When CFO magazine launched its Asian edition 13 years after it began publication in the United States, Asian finance executives, we thought, were ready for the ideas that were altering the job in America.
The venture was well timed. That year, 1998, marked the low point following the collapse of several Asian economies in 1997. Our first cover story, "Life During Wartime," told the compelling tale of a CFO trying to work out how to fix or dispose of the various companies in a major conglomerate. As star players in this kind of emergency cleanup operation, financial managers in Asia were suddenly invested with a new kind of clout.
In 1985, as CFO began to roll off the presses in America, the Japanese model was ascendant, and widely held to be the way of the future. This model, which championed the virtues of efficient production and scale, was supported by interlinked shareholding relationships that often included banks. In the 1990s, these cozy relationships with banks underpinned the Miracle-Gro expansion of Southeast Asian economies. CFOs at the time, if they even bore the title, functioned more as pliable accountants than as stewards with an independent brief to safeguard shareholder value.

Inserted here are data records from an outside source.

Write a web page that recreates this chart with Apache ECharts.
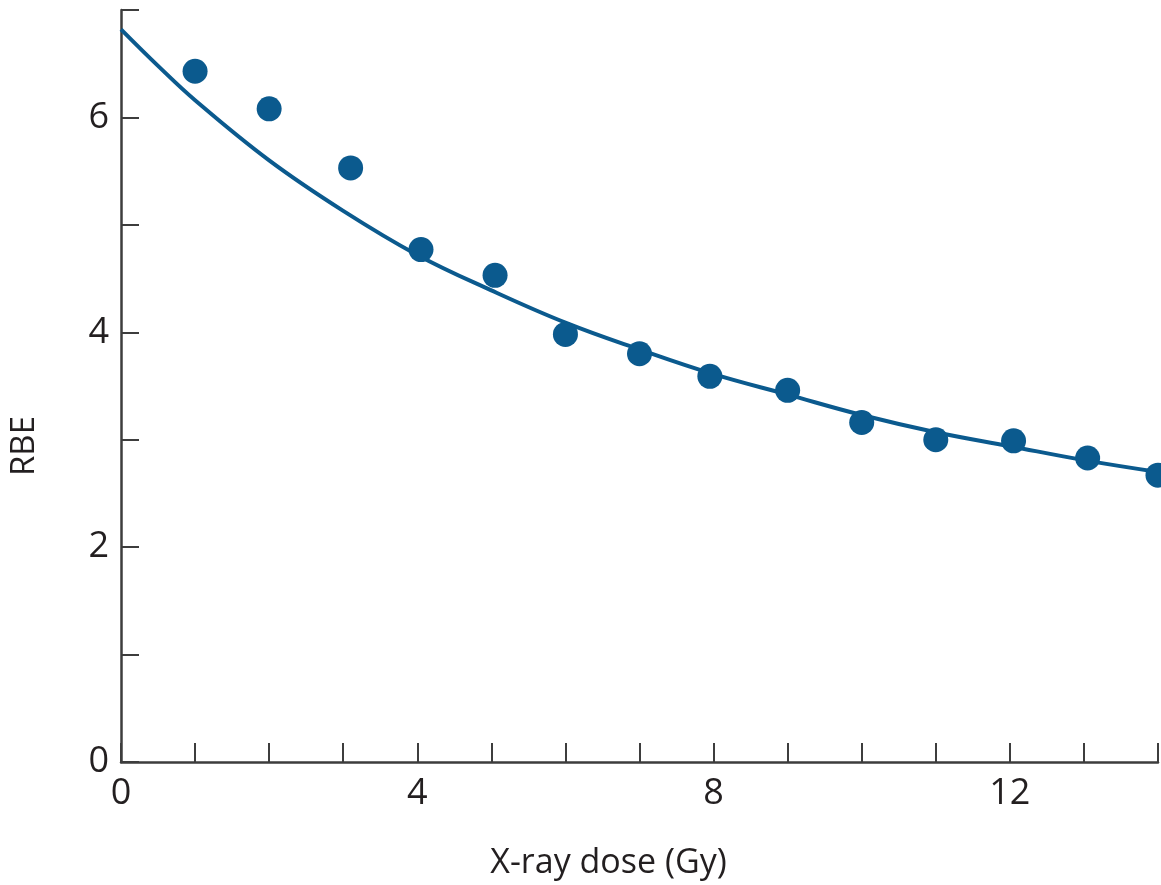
<!DOCTYPE html>
<html>
<head>
<meta charset="utf-8">
<script src="https://cdn.jsdelivr.net/npm/echarts@6/dist/echarts.min.js"></script>
<style>
html,body{margin:0;padding:0;background:#fff;}
#chart{width:1161px;height:885px;}
</style>
</head>
<body>
<div id="chart"></div>
<script>
// Measured data points (X-ray dose in Gy, RBE)
const pointDose = [1, 2, 3.1, 4.05, 5.05, 6, 7, 7.95, 9, 10, 11, 12.05, 13.05, 14];
const pointRBE  = [6.43, 6.08, 5.53, 4.77, 4.53, 3.98, 3.80, 3.59, 3.46, 3.16, 3.00, 2.99, 2.83, 2.67];
// Fitted curve
const curveDose = [0, 0.5, 1, 2, 3, 4, 5, 6, 7, 8, 9, 10, 11, 12, 13, 14];
const curveRBE  = [6.82, 6.48, 6.16, 5.60, 5.13, 4.72, 4.39, 4.09, 3.84, 3.61, 3.42, 3.23, 3.07, 2.94, 2.81, 2.70];
// Axis settings
const xTickLabels = [0, 4, 8, 12];
const yTickLabels = [0, 2, 4, 6];

const FONT = '"Open Sans", "DejaVu Sans", sans-serif';
const TEXT = '#231f20';
const AXIS = '#3d3d3d';
const BLUE = '#0b5a8e';

const chart = echarts.init(document.getElementById('chart'), null, {renderer: 'canvas'});
chart.setOption({
  animation: false,
  backgroundColor: '#ffffff',
  grid: {left: 121, right: 1, top: 10, bottom: 123, containLabel: false},
  xAxis: {
    type: 'value', min: 0, max: 14, interval: 1,
    name: 'X-ray dose (Gy)', nameLocation: 'middle', nameGap: 84,
    nameTextStyle: {fontFamily: FONT, fontSize: 34, color: TEXT, padding: [0, 62, 0, 0]},
    axisLine: {show: true, onZero: false, lineStyle: {color: AXIS, width: 2.5}},
    axisTick: {show: true, inside: true, length: 19, lineStyle: {color: AXIS, width: 2}},
    splitLine: {show: false},
    axisLabel: {
      fontFamily: FONT, fontSize: 36, color: TEXT, margin: 14,
      formatter: v => xTickLabels.includes(v) ? String(v) : ''
    }
  },
  yAxis: {
    type: 'value', min: 0, max: 7, interval: 1,
    name: 'RBE', nameLocation: 'middle', nameRotate: 90, nameGap: 80,
    nameTextStyle: {fontFamily: FONT, fontSize: 33, color: TEXT, padding: [0, 120, 0, 0]},
    axisLine: {show: true, onZero: false, lineStyle: {color: AXIS, width: 2.5}},
    axisTick: {show: true, inside: true, length: 18, lineStyle: {color: AXIS, width: 2}},
    splitLine: {show: false},
    axisLabel: {
      fontFamily: FONT, fontSize: 36, color: TEXT, margin: 12,
      formatter: v => yTickLabels.includes(v) ? String(v) : ''
    }
  },
  series: [
    {
      type: 'line',
      data: curveDose.map((d, i) => [d, curveRBE[i]]),
      smooth: 0.4,
      showSymbol: false,
      lineStyle: {color: BLUE, width: 4},
      z: 2
    },
    {
      type: 'scatter',
      data: pointDose.map((d, i) => [d, pointRBE[i]]),
      symbol: 'circle',
      symbolSize: 25,
      itemStyle: {color: BLUE, opacity: 1},
      z: 3
    }
  ]
});
</script>
</body>
</html>
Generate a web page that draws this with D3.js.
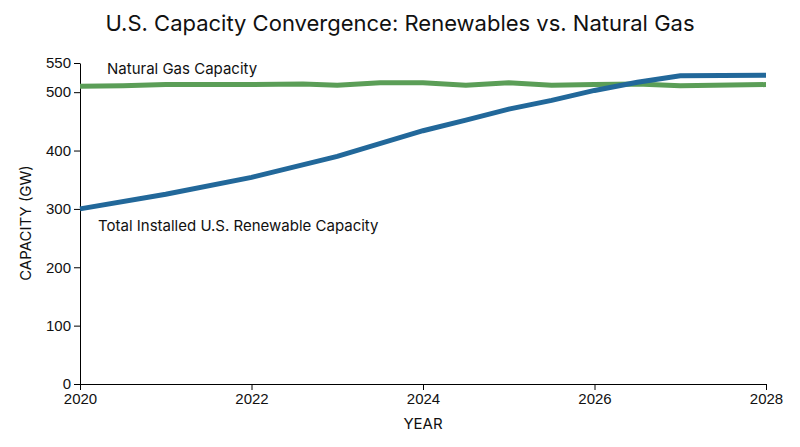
<!DOCTYPE html>
<html><head><meta charset="utf-8">
<script src="https://cdn.jsdelivr.net/npm/d3@7"></script>
<style>body{margin:0;background:#fff;font-family:Inter,"Noto Sans",sans-serif}</style>
</head><body><svg></svg>
<script>
const renewYears = [2020, 2021, 2022, 2023, 2024, 2024.5, 2025, 2025.5, 2026, 2026.5, 2027, 2028];
const renewValues = [300, 325, 354, 390, 434, 452, 471, 486, 503, 517, 528, 529];
const gasYears = [2020, 2020.5, 2021, 2022, 2022.6, 2023, 2023.5, 2024, 2024.5, 2025, 2025.5, 2026, 2026.5, 2027, 2028];
const gasValues = [510, 511, 513, 513, 514, 512, 516, 516, 512, 516, 512, 513, 514, 511, 513];
const xTicks = [2020, 2022, 2024, 2026, 2028];
const yTicks = [0, 100, 200, 300, 400, 500, 550];

const svg = d3.select("svg").attr("width", 800).attr("height", 447);
const x = d3.scaleLinear().domain([2020, 2028]).range([80, 766]);
const y = d3.scaleLinear().domain([0, 550]).range([384, 63]);

svg.append("text").attr("x", 400).attr("y", 31).attr("text-anchor", "middle")
    .attr("font-size", 22).attr("fill", "#111").text("U.S. Capacity Convergence: Renewables vs. Natural Gas");

svg.append("g").attr("transform", "translate(0,384)")
    .call(d3.axisBottom(x).tickValues(xTicks).tickFormat(d3.format("d")).tickSizeOuter(0))
    .call(g => g.selectAll("text").attr("font-size", 15).attr("fill", "#111"));
svg.append("g").attr("transform", "translate(80,0)")
    .call(d3.axisLeft(y).tickValues(yTicks).tickSizeOuter(0))
    .call(g => g.selectAll("text").attr("font-size", 15).attr("fill", "#111"));

svg.append("text").attr("x", 423).attr("y", 429).attr("text-anchor", "middle")
    .attr("font-size", 15).attr("fill", "#111").text("YEAR");
svg.append("text").attr("transform", "translate(31,223) rotate(-90)").attr("text-anchor", "middle")
    .attr("font-size", 15).attr("fill", "#111").text("CAPACITY (GW)");

const line = d3.line().x(d => x(d[0])).y(d => y(d[1]));
svg.append("path").datum(gasYears.map((v, i) => [v, gasValues[i]]))
    .attr("d", line).attr("fill", "none").attr("stroke", "#5b9e57").attr("stroke-width", 5);
svg.append("path").datum(renewYears.map((v, i) => [v, renewValues[i]]))
    .attr("d", line).attr("fill", "none").attr("stroke", "#22689a").attr("stroke-width", 5);

svg.append("text").attr("x", 107).attr("y", 74).attr("font-size", 15).attr("fill", "#111").text("Natural Gas Capacity");
svg.append("text").attr("x", 98).attr("y", 231).attr("font-size", 15).attr("fill", "#111").text("Total Installed U.S. Renewable Capacity");
</script></body></html>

In the aftermath of 1997, the excesses inherent in this system have vanished. In their place, international best practices for the CFO are starting to be seen as desirable. They help companies differentiate themselves through better internal corporate governance, and thus help them attract global capital. This development has coincided with the rise of Asia's two new miracle economies: China and India. The hope is that the CFO's evolution, begun in the difficult year of 1998, has become part of Asia's corporate DNA and will provide a reasonable check on the failed "models" of the past.